Fish non sta seguendo Simmons, né lavora per i Sixers al momento, ma ha esperienza con centinaia di atleti professionisti negli ultimi 25 anni, e ha una reputazione internazionale.

“C’è qualcuno che può usare i problemi psicologici come ragione per non lavorare? Sì, ci può essere. Ma 9 atleti su 10 che sono venuti a supporto da me hanno avuto problemi seri. Se ne può trarre qualche vantaggio? Ovvio.”

Gli atleti di solito non corrono il rischio di essere etichettati come personalità deboli solo per poterne trarre dei vantaggi. Sono abituati ad essere visti come dei supermen, dei cyborg… ma sono degli esseri umani, come chiunque altro.

“Gli atleti professionisti sono esseri umani. Praticamente ogni squadra di alto livello ha ormai nel suo staff un professionista come me. Le squadre sono consapevoli che bisogna allenare anche il lato umano, e che gli atleti non sono dei super-uomini.”

La pressione mediatica alla quale vengono esposti è massima, e non tutti sono predisposti o si abituano a questo tipo di vita senza un aiuto esterno.

“Essere un atleta professionista, o addirittura un All-Star, significa essere un talento su un milione e una personalità su un milione. Comporta delle pressioni altissime, bisogna allenarsi ogni giorno, giocare sotto i riflettori e davanti a migliaia di tifosi, e per questo bisogna dare sempre il massimo. E la maggior parte di questi ragazzi è appena ventenne.”
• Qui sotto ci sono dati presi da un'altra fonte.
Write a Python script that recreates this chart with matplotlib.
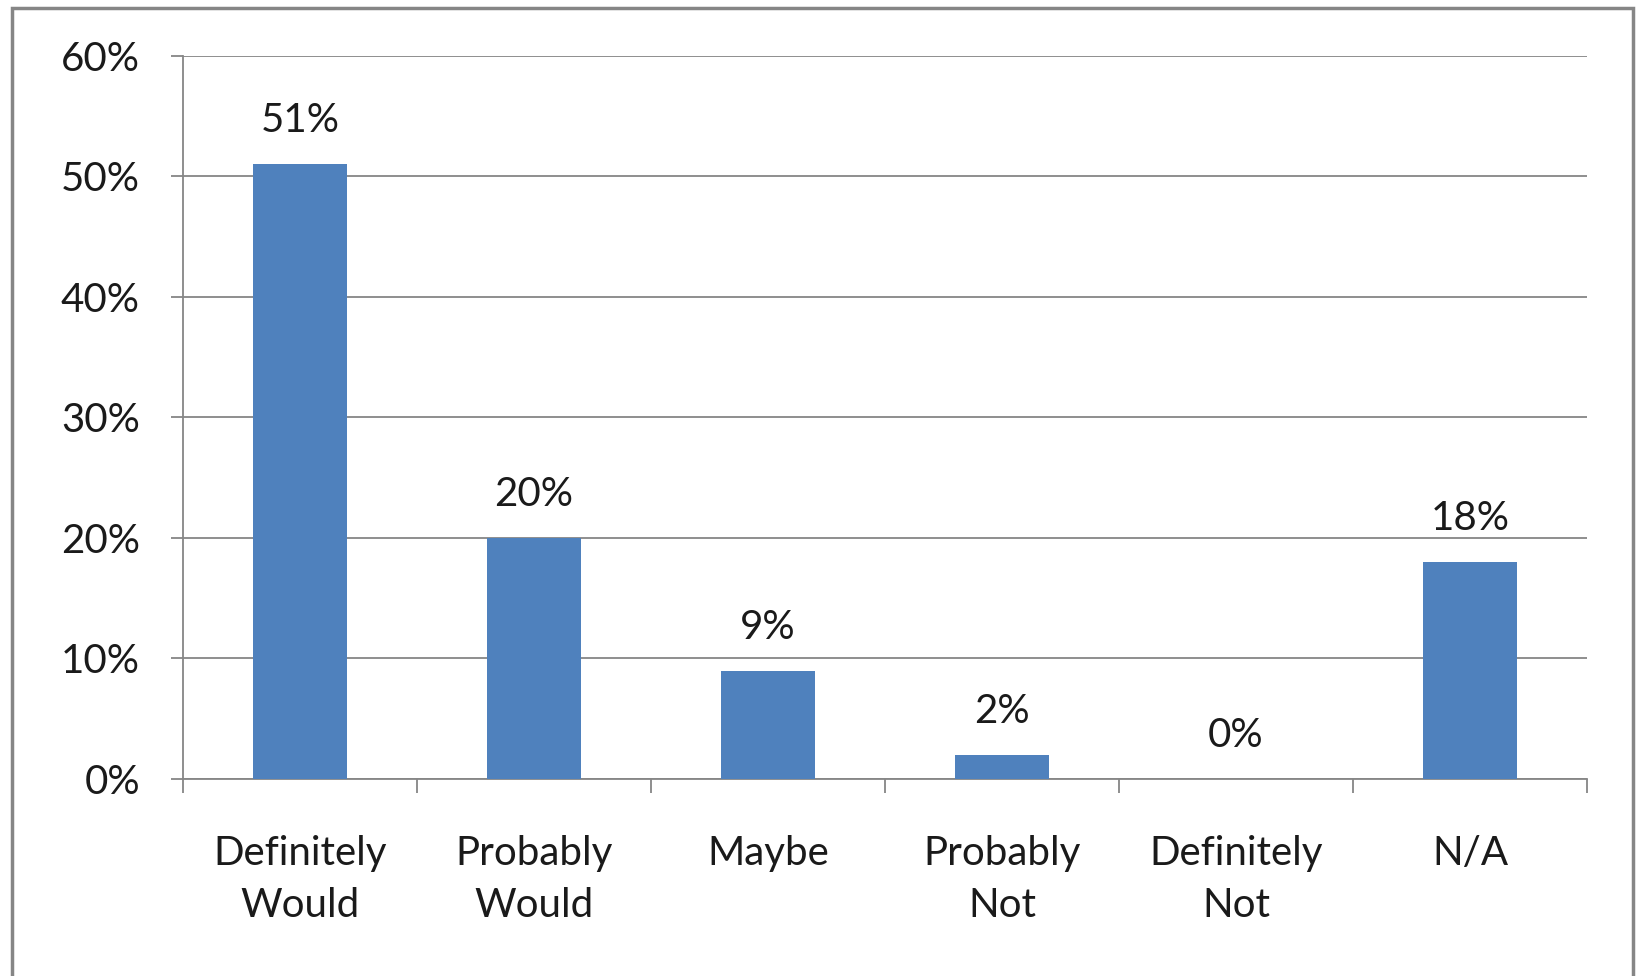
import matplotlib.pyplot as plt
import numpy as np
from matplotlib.patches import Rectangle

categories = ["Definitely\nWould", "Probably\nWould", "Maybe", "Probably\nNot", "Definitely\nNot", "N/A"]
values = [51, 20, 9, 2, 0, 18]
y_ticks = [0, 10, 20, 30, 40, 50, 60]

plt.rcParams["font.family"] = ["Lato", "DejaVu Sans"]

fig = plt.figure(figsize=(16.4, 9.76), dpi=100)
ax = fig.add_axes([0.1116, 0.2018, 0.8561, 0.7412])

# outer chart border
fig.patches.append(Rectangle((0.0073, -0.05), 0.9884, 1.042, transform=fig.transFigure,
                             fill=False, edgecolor="#868686", linewidth=2.5))

x = np.arange(len(categories))
bars = ax.bar(x, values, width=0.40, color="#4F81BD", zorder=3)
for xi, v in zip(x, values):
    ax.annotate(f"{v}%", (xi, v), xytext=(0, 18), textcoords="offset points",
                ha="center", va="bottom", fontsize=29, color="#1a1a1a")

ax.set_xlim(-0.5, len(categories) - 0.5)
ax.set_ylim(0, 60)
ax.set_yticks(y_ticks)
ax.set_yticklabels([f"{t}%" for t in y_ticks], fontsize=29, color="#1a1a1a")
ax.yaxis.grid(True, color="#868686", linewidth=1.3, zorder=0)

ax.set_xticks(x)
ax.set_xticklabels(categories, fontsize=29, color="#1a1a1a", linespacing=1.5)
ax.set_xticks(np.arange(-0.5, len(categories)), minor=True)
ax.tick_params(axis="x", which="major", length=0, pad=40)
ax.tick_params(axis="x", which="minor", length=10, width=1.3, color="#868686")
ax.tick_params(axis="y", length=9, width=1.3, color="#868686", pad=22)

for side in ["top", "right"]:
    ax.spines[side].set_visible(False)
for side in ["left", "bottom"]:
    ax.spines[side].set_color("#868686")
    ax.spines[side].set_linewidth(1.3)

fig.savefig("out.png", dpi=100)
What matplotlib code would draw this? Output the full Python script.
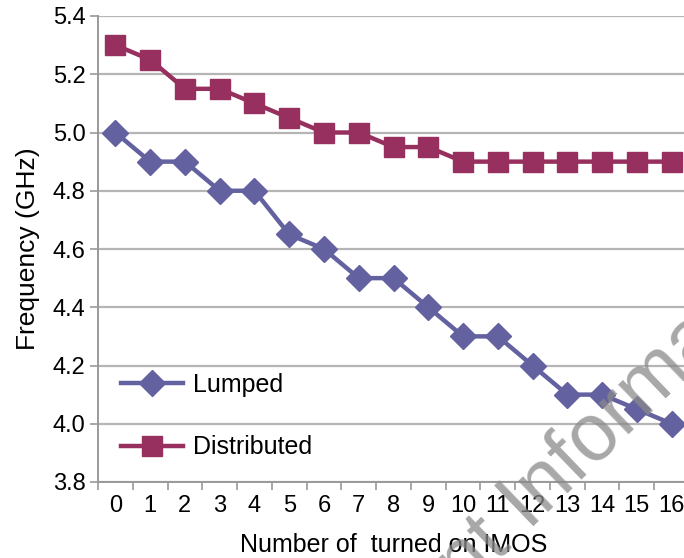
import matplotlib
matplotlib.use("Agg")
import matplotlib.pyplot as plt
import numpy as np

plt.rcParams['font.family'] = ['Liberation Sans', 'DejaVu Sans']

n_imos = list(range(17))
lumped = [5.0, 4.9, 4.9, 4.8, 4.8, 4.65, 4.6, 4.5, 4.5, 4.4, 4.3, 4.3, 4.2, 4.1, 4.1, 4.05, 4.0]
distributed = [5.3, 5.25, 5.15, 5.15, 5.1, 5.05, 5.0, 5.0, 4.95, 4.95, 4.9, 4.9, 4.9, 4.9, 4.9, 4.9, 4.9]
y_ticks = [3.8, 4.0, 4.2, 4.4, 4.6, 4.8, 5.0, 5.2, 5.4]

c_lumped = '#63619f'
c_dist = '#98305f'

fig = plt.figure(figsize=(6.84, 5.58), dpi=100)
ax = fig.add_axes([98 / 684, 1 - 482 / 558, 591 / 684, 466 / 558])

ax.plot(n_imos, lumped, color=c_lumped, lw=3.2, marker='D', ms=13.5, label='Lumped', zorder=3)
ax.plot(n_imos, distributed, color=c_dist, lw=3.2, marker='s', ms=14, label='Distributed', zorder=3)

ax.set_xlim(-0.5, 16.5)
ax.set_ylim(3.8, 5.4)
ax.set_yticks(y_ticks)
ax.set_yticklabels([f'{v:.1f}' for v in y_ticks])
ax.set_xticks(n_imos)
ax.set_xticks(np.arange(-0.5, 16.6, 1), minor=True)
ax.tick_params(axis='x', which='major', length=0, pad=9, labelsize=17)
ax.tick_params(axis='x', which='minor', length=6, color='#999999', width=1.2)
ax.tick_params(axis='y', length=6, color='#999999', width=1.2, labelsize=17, pad=3)
ax.grid(axis='y', color='#b5b5b5', lw=1.6)
ax.set_axisbelow(True)
for s in ['top', 'right']:
    ax.spines[s].set_visible(False)
for s in ['left', 'bottom']:
    ax.spines[s].set_color('#999999')
    ax.spines[s].set_linewidth(1.4)

ax.set_ylabel('Frequency (GHz)', fontsize=19, labelpad=9)
ax.set_xlabel('Number of  turned on IMOS', fontsize=18, labelpad=12)

ax.legend(loc='lower left', bbox_to_anchor=(0.0, 0.0), frameon=False, fontsize=18,
          labelspacing=1.55, handlelength=2.5, handletextpad=0.4)

# watermark from the scanned source
fig.text(580 / 684, 1 - 452 / 558, 'nt Informa', fontsize=58, color='#8a8a8a', alpha=0.75,
         rotation=44, ha='center', va='center', rotation_mode='anchor')

fig.savefig('out.png', dpi=100)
Fish teme che gli scettici riguardo Simmons possano sottovalutare l’importanza del problema.

“M’interessa perché in questo momento c’è una mancanza di fiducia reciproca tra lui e la franchigia, e tra lui e i tifosi. È difficile, dal loro punto di vista, credere a molte delle cose che Ben ha detto. Questa mancanza di fiducia sta però minando quanto di importante è stato fatto finora nella sfera dei disagi, dei problemi psicologici e del benessere psichico degli atleti.”

Ecco perché è di fondamentale importanza concedere a Ben Simmons quantomeno il beneficio del dubbio.

QUINDI…

Perché i Sixers stanno continuando a multarlo? Perché secondo loro, le sue sedute psicoterapeutiche non interferiscono con la sua possibile presenza con la squadra.

Il suo rifiuto di viaggiare al seguito dei compagni gli costerà circa $2.1 milioni. Ma tutto so può sistemare: se Simmons accettasse pubblicamente le proprie responsabilità, tornando a giocare, mostrando voglia, allora Philly lo perdonerebbe.

Joel Fish, nativo di Overbrook e diplomato alla Lower Merion High School, è esperto di psicologia e conosce bene Philadelphia e i suoi tifosi meglio di chiunque altro.

“Per i giocatori va bene qualsiasi città? No. Philly è una città dura. Dal mio punto di vista, però, le persone possono cambiare e gli atleti possono superare i blocchi mentali e tornare a performare al massimo. Credo che Ben possa ricostruire il rapporto con i Sixers e i tifosi.

Ci sono alcune azioni e comportamenti che lasciano a Ben una porta aperta per tornare a giocare a Philadelphia. Sta tutto in Ben, nel fatto che comprenda di dover ricostruire una relazione con i tifosi e con la città. Prendersi le responsabilità di un rapporto che sembra compromesso, capire di dover fare qualcosa di diverso. Parte di questo comprende anche chiarezza ed onestà su ciò che sta accadendo, e aver fiducia che questo potrà aiutarlo a ricostruire un rapporto e ricreare la fiducia persa.

Credo davvero che sia possibile. Ed anche che i tifosi dei Sixers sarebbero pronti ad incontrarlo a metà strada, se lui facesse anche solo qualche piccolo passo di avvicinamento.”

(Joel Fish)

Difficile non concordare con Joel Fish.